_Task goal_
Where a line of the material contains the string "standalone", copy that line.

Records with drawing code:
:::
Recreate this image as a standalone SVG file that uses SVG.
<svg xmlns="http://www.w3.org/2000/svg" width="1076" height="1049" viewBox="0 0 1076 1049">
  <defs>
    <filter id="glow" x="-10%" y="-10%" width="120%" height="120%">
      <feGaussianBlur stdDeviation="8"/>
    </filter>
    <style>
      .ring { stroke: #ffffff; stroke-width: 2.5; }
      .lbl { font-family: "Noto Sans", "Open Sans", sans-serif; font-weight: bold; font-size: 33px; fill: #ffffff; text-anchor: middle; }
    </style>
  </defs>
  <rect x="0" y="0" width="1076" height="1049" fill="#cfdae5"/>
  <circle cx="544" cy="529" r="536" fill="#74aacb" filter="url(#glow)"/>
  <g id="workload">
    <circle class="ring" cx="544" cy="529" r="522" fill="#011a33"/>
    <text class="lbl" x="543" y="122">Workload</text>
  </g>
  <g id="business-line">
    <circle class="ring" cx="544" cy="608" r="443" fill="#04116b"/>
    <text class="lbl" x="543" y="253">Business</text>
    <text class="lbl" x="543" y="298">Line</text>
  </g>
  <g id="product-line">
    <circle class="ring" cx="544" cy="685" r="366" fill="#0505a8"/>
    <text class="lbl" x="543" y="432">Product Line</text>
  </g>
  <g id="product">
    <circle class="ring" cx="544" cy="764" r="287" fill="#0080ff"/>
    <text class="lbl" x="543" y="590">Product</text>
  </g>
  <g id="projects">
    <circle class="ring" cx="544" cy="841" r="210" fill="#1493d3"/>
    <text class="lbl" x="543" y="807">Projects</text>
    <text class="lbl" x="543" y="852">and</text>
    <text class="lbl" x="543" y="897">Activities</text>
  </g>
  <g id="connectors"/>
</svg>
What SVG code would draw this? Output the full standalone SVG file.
:::
_The result_
Recreate this image as a standalone SVG file that uses SVG.
What SVG code would draw this? Output the full standalone SVG file.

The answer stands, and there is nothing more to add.